◆ The exercise
Among the entries below, extract exactly the lines that run from the one with "Write a Python" through the one with "import seaborn as sns", both ends included.
__________
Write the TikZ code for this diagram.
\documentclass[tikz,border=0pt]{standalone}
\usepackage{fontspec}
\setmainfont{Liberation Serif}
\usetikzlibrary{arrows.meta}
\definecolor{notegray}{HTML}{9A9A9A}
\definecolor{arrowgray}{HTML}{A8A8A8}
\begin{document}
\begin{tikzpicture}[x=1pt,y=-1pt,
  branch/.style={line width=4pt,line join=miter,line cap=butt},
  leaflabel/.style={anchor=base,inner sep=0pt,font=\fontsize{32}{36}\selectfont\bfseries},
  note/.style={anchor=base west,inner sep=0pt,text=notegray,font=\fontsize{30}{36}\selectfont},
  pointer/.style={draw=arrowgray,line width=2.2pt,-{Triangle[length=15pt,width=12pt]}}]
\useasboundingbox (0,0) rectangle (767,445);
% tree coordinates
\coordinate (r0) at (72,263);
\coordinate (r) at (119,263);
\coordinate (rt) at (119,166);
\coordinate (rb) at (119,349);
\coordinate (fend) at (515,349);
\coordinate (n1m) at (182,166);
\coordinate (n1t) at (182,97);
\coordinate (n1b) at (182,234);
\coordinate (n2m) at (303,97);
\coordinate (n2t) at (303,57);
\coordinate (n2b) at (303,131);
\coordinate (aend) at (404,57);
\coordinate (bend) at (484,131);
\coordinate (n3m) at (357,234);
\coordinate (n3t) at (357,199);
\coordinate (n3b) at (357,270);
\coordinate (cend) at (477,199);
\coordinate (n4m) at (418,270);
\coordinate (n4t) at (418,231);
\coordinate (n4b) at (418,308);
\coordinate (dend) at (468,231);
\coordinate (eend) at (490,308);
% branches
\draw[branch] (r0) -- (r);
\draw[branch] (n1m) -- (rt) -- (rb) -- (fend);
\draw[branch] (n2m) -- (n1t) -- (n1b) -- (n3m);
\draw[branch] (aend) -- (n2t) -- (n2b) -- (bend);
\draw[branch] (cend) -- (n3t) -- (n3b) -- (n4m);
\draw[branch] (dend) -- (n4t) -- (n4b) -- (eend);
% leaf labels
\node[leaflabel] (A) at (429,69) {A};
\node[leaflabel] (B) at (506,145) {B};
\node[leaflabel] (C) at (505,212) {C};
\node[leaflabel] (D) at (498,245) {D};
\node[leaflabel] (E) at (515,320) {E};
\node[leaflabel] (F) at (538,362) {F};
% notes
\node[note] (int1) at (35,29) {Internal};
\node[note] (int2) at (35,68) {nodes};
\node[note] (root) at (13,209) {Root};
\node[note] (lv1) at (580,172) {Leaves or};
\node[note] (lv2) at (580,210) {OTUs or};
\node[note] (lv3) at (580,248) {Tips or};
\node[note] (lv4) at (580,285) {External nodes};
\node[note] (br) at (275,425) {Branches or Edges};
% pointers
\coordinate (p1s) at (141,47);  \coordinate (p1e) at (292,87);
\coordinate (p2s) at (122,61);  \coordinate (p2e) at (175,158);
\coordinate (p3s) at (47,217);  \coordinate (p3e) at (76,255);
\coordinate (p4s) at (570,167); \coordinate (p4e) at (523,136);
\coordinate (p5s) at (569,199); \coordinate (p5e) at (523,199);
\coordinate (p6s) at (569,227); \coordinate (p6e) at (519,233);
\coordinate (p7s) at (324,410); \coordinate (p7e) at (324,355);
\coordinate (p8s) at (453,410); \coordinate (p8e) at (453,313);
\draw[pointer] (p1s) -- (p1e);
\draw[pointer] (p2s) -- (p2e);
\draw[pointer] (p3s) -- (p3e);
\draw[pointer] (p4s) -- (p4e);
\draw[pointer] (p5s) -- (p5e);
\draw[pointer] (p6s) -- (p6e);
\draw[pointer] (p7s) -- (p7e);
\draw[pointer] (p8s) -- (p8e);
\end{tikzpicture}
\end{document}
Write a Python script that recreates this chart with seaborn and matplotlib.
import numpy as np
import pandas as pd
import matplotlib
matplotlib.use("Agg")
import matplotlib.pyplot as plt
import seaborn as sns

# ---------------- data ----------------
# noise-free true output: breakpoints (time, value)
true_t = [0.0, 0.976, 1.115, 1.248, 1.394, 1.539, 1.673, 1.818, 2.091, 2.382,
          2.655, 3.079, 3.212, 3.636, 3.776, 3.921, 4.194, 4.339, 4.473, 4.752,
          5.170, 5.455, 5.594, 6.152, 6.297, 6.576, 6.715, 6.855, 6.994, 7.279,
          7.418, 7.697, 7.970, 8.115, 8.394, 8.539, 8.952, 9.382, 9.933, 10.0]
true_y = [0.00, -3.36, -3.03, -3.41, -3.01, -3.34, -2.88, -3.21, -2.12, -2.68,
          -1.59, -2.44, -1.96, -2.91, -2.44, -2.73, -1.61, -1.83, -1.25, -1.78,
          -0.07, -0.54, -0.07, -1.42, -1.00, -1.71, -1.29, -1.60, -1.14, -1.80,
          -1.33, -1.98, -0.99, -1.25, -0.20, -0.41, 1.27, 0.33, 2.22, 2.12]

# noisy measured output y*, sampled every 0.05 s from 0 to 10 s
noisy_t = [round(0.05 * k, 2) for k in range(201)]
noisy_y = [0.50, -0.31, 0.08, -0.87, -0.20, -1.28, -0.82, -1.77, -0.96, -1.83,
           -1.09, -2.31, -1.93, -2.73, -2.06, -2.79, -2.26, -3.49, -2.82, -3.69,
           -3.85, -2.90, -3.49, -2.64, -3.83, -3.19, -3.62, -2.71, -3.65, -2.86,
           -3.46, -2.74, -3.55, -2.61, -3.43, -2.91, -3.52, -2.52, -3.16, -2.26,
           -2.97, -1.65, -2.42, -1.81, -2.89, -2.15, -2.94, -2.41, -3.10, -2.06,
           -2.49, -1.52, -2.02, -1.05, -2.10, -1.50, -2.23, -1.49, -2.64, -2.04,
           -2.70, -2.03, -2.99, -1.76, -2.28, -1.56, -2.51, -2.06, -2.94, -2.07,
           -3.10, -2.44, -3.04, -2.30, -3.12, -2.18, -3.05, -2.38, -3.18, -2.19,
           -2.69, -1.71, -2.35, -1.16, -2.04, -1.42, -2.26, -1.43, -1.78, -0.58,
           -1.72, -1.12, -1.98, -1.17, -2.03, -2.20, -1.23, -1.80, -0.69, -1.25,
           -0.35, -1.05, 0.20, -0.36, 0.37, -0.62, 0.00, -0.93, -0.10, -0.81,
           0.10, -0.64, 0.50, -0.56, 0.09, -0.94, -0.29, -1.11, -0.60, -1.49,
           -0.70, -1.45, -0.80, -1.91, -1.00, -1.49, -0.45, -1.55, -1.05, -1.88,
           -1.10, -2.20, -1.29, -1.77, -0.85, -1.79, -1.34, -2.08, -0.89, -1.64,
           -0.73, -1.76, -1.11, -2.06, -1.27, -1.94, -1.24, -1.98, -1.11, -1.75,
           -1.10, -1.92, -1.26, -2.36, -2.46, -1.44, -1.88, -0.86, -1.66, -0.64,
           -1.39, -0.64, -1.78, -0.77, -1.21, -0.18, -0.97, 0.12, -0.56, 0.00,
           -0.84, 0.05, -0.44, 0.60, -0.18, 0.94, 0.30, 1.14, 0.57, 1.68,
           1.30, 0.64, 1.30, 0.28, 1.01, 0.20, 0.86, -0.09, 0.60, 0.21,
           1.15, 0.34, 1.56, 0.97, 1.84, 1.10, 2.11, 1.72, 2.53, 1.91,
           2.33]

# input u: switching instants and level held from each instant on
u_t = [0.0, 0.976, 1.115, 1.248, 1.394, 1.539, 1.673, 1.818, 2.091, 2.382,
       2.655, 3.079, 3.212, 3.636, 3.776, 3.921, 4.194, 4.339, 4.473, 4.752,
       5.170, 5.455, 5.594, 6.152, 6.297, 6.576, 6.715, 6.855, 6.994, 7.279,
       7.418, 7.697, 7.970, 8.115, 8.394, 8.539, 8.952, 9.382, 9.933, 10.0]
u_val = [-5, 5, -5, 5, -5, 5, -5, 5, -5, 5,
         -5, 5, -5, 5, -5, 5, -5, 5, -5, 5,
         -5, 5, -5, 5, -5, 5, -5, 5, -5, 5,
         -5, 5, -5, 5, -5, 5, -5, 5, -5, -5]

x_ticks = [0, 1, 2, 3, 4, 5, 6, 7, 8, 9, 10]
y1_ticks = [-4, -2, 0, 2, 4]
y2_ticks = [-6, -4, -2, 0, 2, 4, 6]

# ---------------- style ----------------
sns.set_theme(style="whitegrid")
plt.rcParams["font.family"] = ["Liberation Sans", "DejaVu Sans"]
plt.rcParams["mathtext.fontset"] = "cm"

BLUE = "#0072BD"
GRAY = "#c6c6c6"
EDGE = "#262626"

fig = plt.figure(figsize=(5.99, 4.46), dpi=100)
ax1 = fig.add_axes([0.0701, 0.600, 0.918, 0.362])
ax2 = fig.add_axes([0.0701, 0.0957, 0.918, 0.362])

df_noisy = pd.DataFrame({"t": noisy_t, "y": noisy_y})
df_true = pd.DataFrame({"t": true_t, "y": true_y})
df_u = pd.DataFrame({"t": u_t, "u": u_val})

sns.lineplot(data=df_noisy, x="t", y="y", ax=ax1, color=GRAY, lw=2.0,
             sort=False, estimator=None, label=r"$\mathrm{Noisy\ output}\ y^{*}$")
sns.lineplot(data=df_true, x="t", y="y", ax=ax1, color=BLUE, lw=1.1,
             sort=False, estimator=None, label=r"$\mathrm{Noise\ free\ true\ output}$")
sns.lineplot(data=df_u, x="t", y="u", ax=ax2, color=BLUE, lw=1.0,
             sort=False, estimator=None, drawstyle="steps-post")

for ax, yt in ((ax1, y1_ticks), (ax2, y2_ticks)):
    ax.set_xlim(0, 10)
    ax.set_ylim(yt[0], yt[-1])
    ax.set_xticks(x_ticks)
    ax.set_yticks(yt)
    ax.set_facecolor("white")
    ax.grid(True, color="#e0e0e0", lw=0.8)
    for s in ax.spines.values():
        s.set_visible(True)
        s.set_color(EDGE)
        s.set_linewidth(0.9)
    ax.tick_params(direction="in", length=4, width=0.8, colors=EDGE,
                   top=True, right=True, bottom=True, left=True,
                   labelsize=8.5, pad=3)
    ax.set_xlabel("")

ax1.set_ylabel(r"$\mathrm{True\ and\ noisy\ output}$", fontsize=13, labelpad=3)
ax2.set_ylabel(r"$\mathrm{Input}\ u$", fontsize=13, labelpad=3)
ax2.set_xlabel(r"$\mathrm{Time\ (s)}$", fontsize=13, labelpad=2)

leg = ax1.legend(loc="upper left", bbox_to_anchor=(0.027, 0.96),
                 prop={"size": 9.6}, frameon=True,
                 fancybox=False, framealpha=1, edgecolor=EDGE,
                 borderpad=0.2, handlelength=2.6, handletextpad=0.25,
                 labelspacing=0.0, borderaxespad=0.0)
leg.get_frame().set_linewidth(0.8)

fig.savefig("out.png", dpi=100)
__________
◆ Full solution
Write a Python script that recreates this chart with seaborn and matplotlib.
import numpy as np
import pandas as pd
import matplotlib
matplotlib.use("Agg")
import matplotlib.pyplot as plt
import seaborn as sns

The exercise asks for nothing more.